Intercession (part three)

When we pray for something and God responds, I refer to that as an intercession or as intercessional prayer.

Some intercessions are obvious. the classic prayer for the presence of the Spirit, seeking nothing more, and obtaining the sweet calmness and light of the Spirit, is a prayer seeking intercession and obtaining it. But it is easy for that prayer to be a surrender to lowered expectations rather than a beginning.

The next type of intercessory prayer is for knowledge of God's will and the strength and courage to embrace and carry it out. For my wife, that meant going to graduate school. The CRNA graduate program was mind numbingly difficult and a miracle, given our circumstances. (Yes, I admire and respect my wife).
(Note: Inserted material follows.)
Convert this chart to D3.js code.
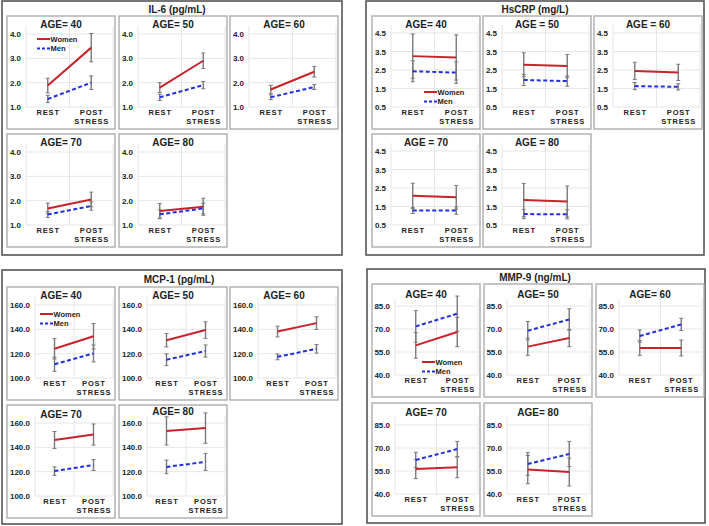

But it was also made possible by the intercession of God's answering her prayer and giving her knowledge, strength and courage.

But, the intercession most of us want is for God to intervene and change things -- changing our lives or the lives of others. Job seeking, blessings seeking healing, changes of heart for ourselves or others, deliverance from peril, those are the sorts of intercession we seek. It is not so much that there are no atheists in fox holes as there are few who feel like a foxhole is the place to surrender to destiny.

God responds in all of these requests for intercession. While sometimes we may "Thank God for Unanswered Prayers" (to quote a song about the blessing of God saying no when getting what we wanted would have been a disaster), some times God says "yes." I've had both happen -- God say no, and God say yes, both when I expected the other answer.

I write about seeking to have God say yes next, which reprises back to the courage to embrace God's will as well as the faith and strength to seek to affect it, which touches upon one of the mysteries -- why is life painful (among other mysteries).

1 comment:

Anonymous said...

"But it is easy for that prayer to be a surrender to lowered expectations rather than a beginning."

Stephen,could you expand on this part a little more for me? Is it be that such surrender occurs because one don't pray to God to intercede beyond asking for the Spirit? Is it a surrender because we surrender the opportunity to draw closer to God, or to know His will?

Does silence in the second kind of prayer mean that we are out of tune, perhaps, or is it like the silence of 'you're on the right path' 'either is fine'?